GOAL: Copy the data exactly; pictures stay out of the copy.

START SOURCE DATA

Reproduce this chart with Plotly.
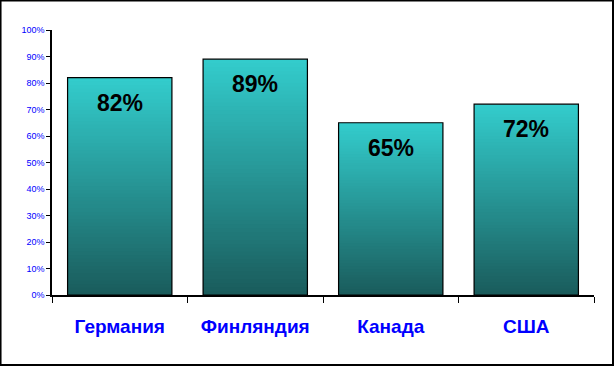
import plotly.graph_objects as go

categories = ["Германия", "Финляндия", "Канада", "США"]
values = [0.82, 0.89, 0.65, 0.72]
labels = ["82%", "89%", "65%", "72%"]

TOP = (51, 204, 204)
BOTTOM = (26, 92, 92)
N = 60

fig = go.Figure()
for i in range(N):
    f = i / (N - 1)
    c = tuple(round(TOP[k] + (BOTTOM[k] - TOP[k]) * f) for k in range(3))
    fig.add_trace(go.Bar(
        x=categories, y=[v * (N - i) / N for v in values],
        marker=dict(color=f"rgb{c}", line=dict(width=0)),
        hoverinfo="skip", showlegend=False,
    ))
fig.add_trace(go.Bar(
    x=categories, y=values,
    marker=dict(color="rgba(0,0,0,0)", line=dict(color="black", width=1.2)),
    showlegend=False,
))

for c, v, t in zip(categories, values, labels):
    fig.add_annotation(x=c, y=v, text=f"<b>{t}</b>", showarrow=False, yanchor="middle",
                       yshift=-25,
                       font=dict(family="Liberation Sans, Arial", size=23, color="black"))

fig.update_layout(
    barmode="overlay", bargap=0.23,
    width=614, height=366,
    margin=dict(l=52, r=20, t=30, b=71),
    paper_bgcolor="white", plot_bgcolor="white",
    font=dict(family="Liberation Sans, Arial"),
    xaxis=dict(
        showline=True, linecolor="black", linewidth=1.5,
        ticks="outside", tickson="boundaries", ticklen=6, tickcolor="black",
        tickfont=dict(size=19, color="#0000FF", family="Liberation Sans, Arial", weight="bold"),
        ticklabelstandoff=13,
        showgrid=False, zeroline=False,
    ),
    yaxis=dict(
        range=[0, 1], dtick=0.1, tickformat=".0%",
        showline=True, linecolor="black", linewidth=1.5,
        ticks="outside", ticklen=4, tickcolor="black",
        tickfont=dict(size=9, color="#0000FF", family="Liberation Sans, Arial"),
        showgrid=False, zeroline=False,
    ),
    shapes=[dict(type="rect", xref="paper", yref="paper",
                 x0=-52 / 542 + 0.001, x1=1 + 19 / 542, y0=-70 / 265, y1=1 + 29.5 / 265,
                 line=dict(color="black", width=2), layer="above")],
)

fig.write_html("out.html")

END SOURCE DATA

RESULT BELOW:
Reproduce this chart with Plotly.
import plotly.graph_objects as go

categories = ["Германия", "Финляндия", "Канада", "США"]
values = [0.82, 0.89, 0.65, 0.72]
labels = ["82%", "89%", "65%", "72%"]

TOP = (51, 204, 204)
BOTTOM = (26, 92, 92)
N = 60

fig = go.Figure()
for i in range(N):
    f = i / (N - 1)
    c = tuple(round(TOP[k] + (BOTTOM[k] - TOP[k]) * f) for k in range(3))
    fig.add_trace(go.Bar(
        x=categories, y=[v * (N - i) / N for v in values],
        marker=dict(color=f"rgb{c}", line=dict(width=0)),
        hoverinfo="skip", showlegend=False,
    ))
fig.add_trace(go.Bar(
    x=categories, y=values,
    marker=dict(color="rgba(0,0,0,0)", line=dict(color="black", width=1.2)),
    showlegend=False,
))

for c, v, t in zip(categories, values, labels):
    fig.add_annotation(x=c, y=v, text=f"<b>{t}</b>", showarrow=False, yanchor="middle",
                       yshift=-25,
                       font=dict(family="Liberation Sans, Arial", size=23, color="black"))

fig.update_layout(
    barmode="overlay", bargap=0.23,
    width=614, height=366,
    margin=dict(l=52, r=20, t=30, b=71),
    paper_bgcolor="white", plot_bgcolor="white",
    font=dict(family="Liberation Sans, Arial"),
    xaxis=dict(
        showline=True, linecolor="black", linewidth=1.5,
        ticks="outside", tickson="boundaries", ticklen=6, tickcolor="black",
        tickfont=dict(size=19, color="#0000FF", family="Liberation Sans, Arial", weight="bold"),
        ticklabelstandoff=13,
        showgrid=False, zeroline=False,
    ),
    yaxis=dict(
        range=[0, 1], dtick=0.1, tickformat=".0%",
        showline=True, linecolor="black", linewidth=1.5,
        ticks="outside", ticklen=4, tickcolor="black",
        tickfont=dict(size=9, color="#0000FF", family="Liberation Sans, Arial"),
        showgrid=False, zeroline=False,
    ),
    shapes=[dict(type="rect", xref="paper", yref="paper",
                 x0=-52 / 542 + 0.001, x1=1 + 19 / 542, y0=-70 / 265, y1=1 + 29.5 / 265,
                 line=dict(color="black", width=2), layer="above")],
)

fig.write_html("out.html")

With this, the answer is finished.